These comments from a well know Christian author and scholar, Dallas Willard, may help you to clarify your thoughts.
John
NZ
On the other hand, we must be careful to recognise that sexual desire is not wrong as a natural, uncultivated response, any more than anger is, or pain. It has a vital function in life, and as long as it performs that function it is a good and proper thing.
Moreover, when we only think of sex with someone we see, or simply find him or her attractive, that is not wrong, and certainly is not what Jesus calls "adultery in the heart." Merely to be tempted sexually requires that we think of sex with someone we are not married to, and that we desire the other person-usually, of course, someone we see. But temptation also is not wrong, though it should not be wilfully entered. Jesus himself came under it, experienced it, and understood it.
Therefore those translations of Matt. 5:28 that say, "Everyone who looks at a woman and desires her," or "everyone who looks at a woman with desire," are terribly mistaken. They do much harm, especially to young people.
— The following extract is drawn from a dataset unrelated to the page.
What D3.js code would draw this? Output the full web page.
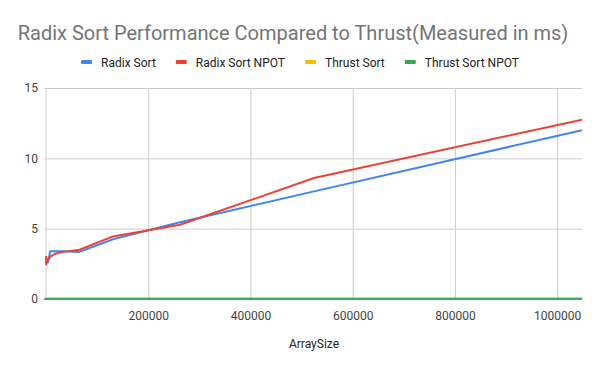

For they totally change the meaning of the text and present" adultery in the heart" as something one cannot avoid, as something that just happens to people with no collusion of their will.
That on this reading to be tempted would be to sin should have been enough, by itself, to show that such translations are mistaken. No translation of scripture can be correct that contradicts basic principles of biblical teaching as a whole
The terminology of 5:28 is quite clear if we will but attend to it, and many translations do get it right. The Greek preposition pros and the dative case are used here. The wording refers to looking at a woman with the purpose of desiring her. That is, we desire to desire. We indulge and cultivate desiring because we enjoy fantasizing about sex with the one seen. Desiring sex is the purpose for which we are looking.
Another New Testament passage very graphically speaks of those who have "eyes full of adultery" (2 Pet. 2:14). These are people who, when they see a sexually attractive person, do not see the person but see themselves sexually engaging him or her. They see adultery occurring in their imagination. Such a condition is one we can and should avoid. It is a choice. For many people, unfortunately, it has become a chosen habit.
But it still is not something that merely happens to them. These are not unwilling victims without any choice in the matter. It isn't like the law of gravity. The desire is desired, embraced, indulged: elaborated, fantasized. It is the purposeful entertaining and stimulation of desire that Jesus marks as the manifestation of a sexually improper condition of the soul. No one has to do this or be this, unless perhaps he or she has already advanced to a stage of compulsive disorder or possession. In that case, of course, the person needs help that goes beyond instruction and advice.